PROVIDED MATERIAL.
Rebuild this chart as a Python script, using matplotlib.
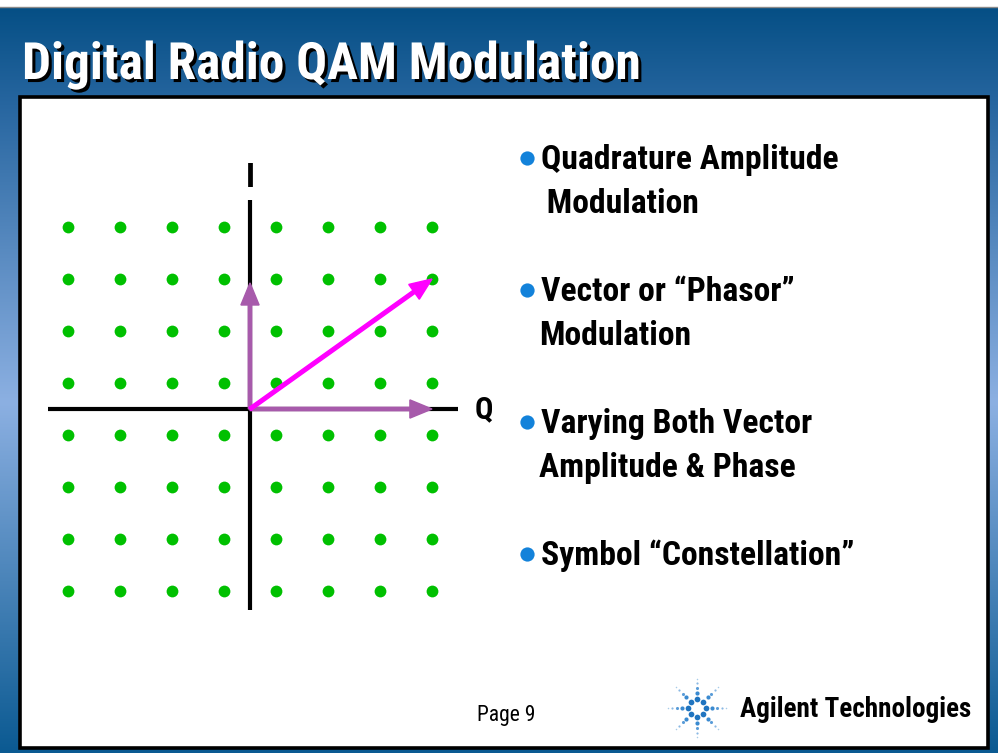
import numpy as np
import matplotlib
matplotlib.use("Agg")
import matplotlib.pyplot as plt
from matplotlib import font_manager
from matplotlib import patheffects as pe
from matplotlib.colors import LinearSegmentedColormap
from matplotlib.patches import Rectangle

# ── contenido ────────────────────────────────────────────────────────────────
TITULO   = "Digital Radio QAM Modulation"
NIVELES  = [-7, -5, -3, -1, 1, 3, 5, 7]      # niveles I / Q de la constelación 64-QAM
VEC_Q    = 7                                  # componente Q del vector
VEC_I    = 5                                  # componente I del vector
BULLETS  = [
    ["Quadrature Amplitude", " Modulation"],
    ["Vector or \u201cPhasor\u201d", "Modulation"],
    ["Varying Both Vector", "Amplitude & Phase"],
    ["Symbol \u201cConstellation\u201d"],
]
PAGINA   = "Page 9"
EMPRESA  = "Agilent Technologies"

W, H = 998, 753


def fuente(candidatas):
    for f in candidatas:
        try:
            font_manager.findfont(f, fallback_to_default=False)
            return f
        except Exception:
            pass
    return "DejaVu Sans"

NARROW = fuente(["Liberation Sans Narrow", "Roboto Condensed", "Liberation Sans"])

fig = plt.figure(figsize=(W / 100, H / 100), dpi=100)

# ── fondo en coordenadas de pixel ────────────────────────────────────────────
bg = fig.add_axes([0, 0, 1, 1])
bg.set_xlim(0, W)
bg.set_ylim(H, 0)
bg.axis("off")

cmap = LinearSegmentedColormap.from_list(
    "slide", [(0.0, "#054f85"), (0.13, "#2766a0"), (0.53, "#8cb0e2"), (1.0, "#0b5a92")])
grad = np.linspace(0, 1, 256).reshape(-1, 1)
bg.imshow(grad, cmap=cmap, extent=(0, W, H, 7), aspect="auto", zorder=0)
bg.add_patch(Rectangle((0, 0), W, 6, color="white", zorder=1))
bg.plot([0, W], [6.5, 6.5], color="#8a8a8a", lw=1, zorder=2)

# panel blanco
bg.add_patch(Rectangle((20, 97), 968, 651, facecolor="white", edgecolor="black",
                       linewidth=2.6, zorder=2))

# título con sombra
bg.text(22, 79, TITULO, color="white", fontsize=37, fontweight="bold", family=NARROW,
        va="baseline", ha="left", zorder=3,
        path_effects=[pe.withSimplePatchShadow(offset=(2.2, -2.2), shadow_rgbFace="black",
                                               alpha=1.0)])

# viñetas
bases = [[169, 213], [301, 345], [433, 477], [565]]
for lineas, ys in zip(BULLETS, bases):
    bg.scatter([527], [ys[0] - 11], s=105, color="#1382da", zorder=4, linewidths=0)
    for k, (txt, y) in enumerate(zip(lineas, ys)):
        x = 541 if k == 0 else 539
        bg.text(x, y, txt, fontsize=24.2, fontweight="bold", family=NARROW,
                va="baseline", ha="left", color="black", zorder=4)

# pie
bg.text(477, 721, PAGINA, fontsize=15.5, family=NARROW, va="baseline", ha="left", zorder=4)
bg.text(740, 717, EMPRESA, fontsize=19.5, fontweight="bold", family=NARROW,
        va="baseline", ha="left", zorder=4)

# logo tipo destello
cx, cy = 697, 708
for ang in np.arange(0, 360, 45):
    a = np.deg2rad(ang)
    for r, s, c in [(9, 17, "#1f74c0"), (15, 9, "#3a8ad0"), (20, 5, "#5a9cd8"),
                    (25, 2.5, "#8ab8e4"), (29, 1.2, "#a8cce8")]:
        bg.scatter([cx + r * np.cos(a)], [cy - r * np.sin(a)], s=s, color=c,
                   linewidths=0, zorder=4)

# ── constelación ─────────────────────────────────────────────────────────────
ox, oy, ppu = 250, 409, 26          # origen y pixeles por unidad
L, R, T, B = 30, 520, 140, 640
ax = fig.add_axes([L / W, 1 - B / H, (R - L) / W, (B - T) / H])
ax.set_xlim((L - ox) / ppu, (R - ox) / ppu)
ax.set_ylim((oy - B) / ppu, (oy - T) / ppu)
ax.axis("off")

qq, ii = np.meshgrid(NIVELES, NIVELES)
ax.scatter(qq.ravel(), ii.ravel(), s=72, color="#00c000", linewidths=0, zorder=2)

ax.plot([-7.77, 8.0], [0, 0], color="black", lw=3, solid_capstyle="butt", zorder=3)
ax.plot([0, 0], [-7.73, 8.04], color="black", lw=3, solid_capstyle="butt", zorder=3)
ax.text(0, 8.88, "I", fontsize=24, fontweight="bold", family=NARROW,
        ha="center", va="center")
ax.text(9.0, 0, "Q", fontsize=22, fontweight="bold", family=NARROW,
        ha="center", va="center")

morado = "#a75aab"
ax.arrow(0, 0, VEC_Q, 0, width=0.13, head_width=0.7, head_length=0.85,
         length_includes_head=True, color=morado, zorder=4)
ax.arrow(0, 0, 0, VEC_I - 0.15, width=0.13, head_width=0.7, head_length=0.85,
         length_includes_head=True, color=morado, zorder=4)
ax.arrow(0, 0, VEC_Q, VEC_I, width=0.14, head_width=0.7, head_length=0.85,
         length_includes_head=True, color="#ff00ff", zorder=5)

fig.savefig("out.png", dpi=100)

OBJECTIVE. Say how many lines have the string "matplotlib" in them, offering no words beyond the number.

ANSWER FOR THIS EXERCISE. 8